DIRECTIONS: Could you copy every line from the material below in which "chart" appears?

=======

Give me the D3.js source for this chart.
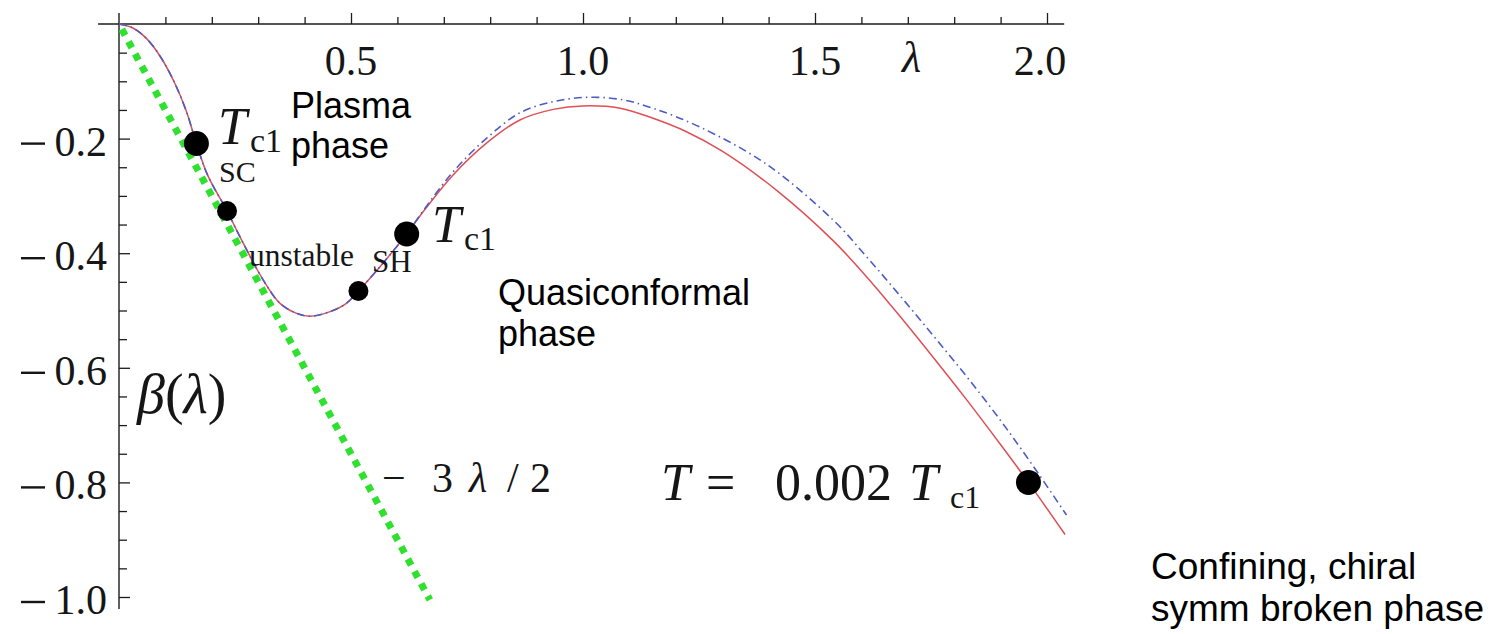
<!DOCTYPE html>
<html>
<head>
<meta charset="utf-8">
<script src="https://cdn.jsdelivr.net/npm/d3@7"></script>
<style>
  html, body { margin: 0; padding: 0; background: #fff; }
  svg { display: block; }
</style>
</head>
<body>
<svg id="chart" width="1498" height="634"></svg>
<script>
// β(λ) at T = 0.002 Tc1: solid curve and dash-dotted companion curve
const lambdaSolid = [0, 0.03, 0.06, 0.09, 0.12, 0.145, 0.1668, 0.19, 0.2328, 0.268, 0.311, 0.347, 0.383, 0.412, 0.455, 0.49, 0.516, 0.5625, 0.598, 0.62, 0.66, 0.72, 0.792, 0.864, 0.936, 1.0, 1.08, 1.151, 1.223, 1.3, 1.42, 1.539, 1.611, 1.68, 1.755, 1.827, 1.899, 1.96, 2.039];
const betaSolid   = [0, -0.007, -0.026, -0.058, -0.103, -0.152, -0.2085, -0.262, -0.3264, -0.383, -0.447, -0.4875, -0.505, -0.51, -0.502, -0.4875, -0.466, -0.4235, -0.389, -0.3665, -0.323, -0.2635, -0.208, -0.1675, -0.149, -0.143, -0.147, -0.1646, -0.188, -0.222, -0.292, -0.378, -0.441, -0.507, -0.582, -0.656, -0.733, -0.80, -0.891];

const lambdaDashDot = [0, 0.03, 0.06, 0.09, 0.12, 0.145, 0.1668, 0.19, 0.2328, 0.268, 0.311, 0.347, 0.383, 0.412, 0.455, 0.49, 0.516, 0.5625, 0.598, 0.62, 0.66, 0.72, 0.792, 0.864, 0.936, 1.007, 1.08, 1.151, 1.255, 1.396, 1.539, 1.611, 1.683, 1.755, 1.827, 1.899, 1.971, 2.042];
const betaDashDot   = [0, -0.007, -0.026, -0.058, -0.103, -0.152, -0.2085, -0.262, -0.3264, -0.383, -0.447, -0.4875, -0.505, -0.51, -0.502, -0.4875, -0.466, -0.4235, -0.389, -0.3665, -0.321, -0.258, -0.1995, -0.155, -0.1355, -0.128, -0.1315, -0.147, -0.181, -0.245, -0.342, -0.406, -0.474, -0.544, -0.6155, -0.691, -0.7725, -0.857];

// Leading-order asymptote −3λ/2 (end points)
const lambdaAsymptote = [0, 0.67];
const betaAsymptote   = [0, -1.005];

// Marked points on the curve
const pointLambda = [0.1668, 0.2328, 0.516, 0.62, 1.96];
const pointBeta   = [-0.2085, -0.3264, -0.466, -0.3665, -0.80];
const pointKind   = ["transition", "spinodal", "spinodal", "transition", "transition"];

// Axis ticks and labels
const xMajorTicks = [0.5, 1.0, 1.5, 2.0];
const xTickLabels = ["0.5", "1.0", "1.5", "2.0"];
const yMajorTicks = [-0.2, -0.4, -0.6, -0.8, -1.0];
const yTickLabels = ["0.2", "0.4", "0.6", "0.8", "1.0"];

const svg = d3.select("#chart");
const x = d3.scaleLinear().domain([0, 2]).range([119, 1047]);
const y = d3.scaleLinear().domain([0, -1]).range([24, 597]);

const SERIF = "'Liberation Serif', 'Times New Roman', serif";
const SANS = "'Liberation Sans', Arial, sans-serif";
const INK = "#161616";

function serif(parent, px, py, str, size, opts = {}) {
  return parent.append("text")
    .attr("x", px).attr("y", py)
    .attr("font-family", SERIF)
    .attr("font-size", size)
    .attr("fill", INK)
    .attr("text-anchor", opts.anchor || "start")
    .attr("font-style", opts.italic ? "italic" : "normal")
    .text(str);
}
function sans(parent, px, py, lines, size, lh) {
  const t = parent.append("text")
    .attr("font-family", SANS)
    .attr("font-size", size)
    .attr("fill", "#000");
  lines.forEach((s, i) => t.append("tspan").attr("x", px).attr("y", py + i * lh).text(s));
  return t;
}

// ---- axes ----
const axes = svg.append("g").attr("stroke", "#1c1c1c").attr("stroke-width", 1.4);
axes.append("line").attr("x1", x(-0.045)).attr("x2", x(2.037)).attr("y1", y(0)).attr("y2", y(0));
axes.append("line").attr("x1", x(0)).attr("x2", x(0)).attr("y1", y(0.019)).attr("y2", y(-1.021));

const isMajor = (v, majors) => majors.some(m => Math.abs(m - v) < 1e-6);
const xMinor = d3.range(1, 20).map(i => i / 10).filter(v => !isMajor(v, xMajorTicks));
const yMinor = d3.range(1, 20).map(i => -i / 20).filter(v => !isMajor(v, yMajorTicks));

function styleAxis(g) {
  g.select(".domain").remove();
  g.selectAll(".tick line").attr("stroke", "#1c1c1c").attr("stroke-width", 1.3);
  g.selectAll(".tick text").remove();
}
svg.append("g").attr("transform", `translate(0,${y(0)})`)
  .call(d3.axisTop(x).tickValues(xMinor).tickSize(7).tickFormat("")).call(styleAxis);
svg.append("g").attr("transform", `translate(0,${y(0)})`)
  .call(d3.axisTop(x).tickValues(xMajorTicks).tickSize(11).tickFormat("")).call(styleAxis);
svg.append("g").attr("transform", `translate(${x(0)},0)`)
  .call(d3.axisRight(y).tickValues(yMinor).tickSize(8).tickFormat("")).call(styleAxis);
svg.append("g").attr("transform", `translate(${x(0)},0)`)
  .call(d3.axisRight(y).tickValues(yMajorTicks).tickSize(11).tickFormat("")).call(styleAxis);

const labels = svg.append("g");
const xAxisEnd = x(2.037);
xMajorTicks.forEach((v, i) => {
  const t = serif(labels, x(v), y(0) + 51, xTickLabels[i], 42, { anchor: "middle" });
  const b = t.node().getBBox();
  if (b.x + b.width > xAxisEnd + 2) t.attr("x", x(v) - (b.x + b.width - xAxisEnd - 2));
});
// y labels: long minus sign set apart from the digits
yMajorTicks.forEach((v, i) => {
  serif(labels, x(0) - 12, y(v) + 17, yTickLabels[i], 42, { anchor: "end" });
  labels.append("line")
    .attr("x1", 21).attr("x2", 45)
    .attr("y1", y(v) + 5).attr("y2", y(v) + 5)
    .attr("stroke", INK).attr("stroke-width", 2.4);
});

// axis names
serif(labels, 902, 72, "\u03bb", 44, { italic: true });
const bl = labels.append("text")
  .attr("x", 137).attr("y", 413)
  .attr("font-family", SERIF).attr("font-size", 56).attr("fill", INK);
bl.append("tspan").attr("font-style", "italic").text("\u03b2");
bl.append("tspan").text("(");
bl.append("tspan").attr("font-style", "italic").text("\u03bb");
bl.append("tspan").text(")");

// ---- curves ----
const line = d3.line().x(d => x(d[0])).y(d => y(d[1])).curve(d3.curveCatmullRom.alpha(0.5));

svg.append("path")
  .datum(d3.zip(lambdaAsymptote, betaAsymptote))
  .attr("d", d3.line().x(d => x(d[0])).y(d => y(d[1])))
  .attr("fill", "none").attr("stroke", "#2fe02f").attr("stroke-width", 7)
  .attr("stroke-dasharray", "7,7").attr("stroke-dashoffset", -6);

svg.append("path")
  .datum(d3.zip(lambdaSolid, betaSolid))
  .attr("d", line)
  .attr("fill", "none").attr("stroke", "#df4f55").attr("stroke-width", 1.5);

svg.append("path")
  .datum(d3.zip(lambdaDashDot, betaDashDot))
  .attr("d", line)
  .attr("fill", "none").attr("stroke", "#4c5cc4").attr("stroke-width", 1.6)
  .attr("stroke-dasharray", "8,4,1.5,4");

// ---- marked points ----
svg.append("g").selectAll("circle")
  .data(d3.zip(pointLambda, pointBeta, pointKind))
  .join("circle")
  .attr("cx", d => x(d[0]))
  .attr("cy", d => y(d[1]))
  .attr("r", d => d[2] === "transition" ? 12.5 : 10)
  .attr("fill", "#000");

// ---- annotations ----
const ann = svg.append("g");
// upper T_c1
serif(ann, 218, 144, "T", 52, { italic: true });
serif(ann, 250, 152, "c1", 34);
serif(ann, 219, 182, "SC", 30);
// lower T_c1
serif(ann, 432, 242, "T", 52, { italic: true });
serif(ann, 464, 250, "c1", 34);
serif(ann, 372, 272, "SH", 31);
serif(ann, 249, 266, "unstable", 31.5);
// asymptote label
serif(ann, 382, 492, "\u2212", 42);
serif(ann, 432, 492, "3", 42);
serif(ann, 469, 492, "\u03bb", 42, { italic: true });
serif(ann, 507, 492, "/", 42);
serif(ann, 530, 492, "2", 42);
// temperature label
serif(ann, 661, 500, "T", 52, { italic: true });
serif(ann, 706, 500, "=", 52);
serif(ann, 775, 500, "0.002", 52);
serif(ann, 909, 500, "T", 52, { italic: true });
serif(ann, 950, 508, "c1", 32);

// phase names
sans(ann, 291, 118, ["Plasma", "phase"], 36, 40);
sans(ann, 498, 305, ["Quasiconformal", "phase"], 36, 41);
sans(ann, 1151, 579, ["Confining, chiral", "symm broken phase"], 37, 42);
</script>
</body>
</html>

=======

SOLUTION FOR THIS TASK:
Give me the D3.js source for this chart.
<svg id="chart" width="1498" height="634"></svg>
const svg = d3.select("#chart");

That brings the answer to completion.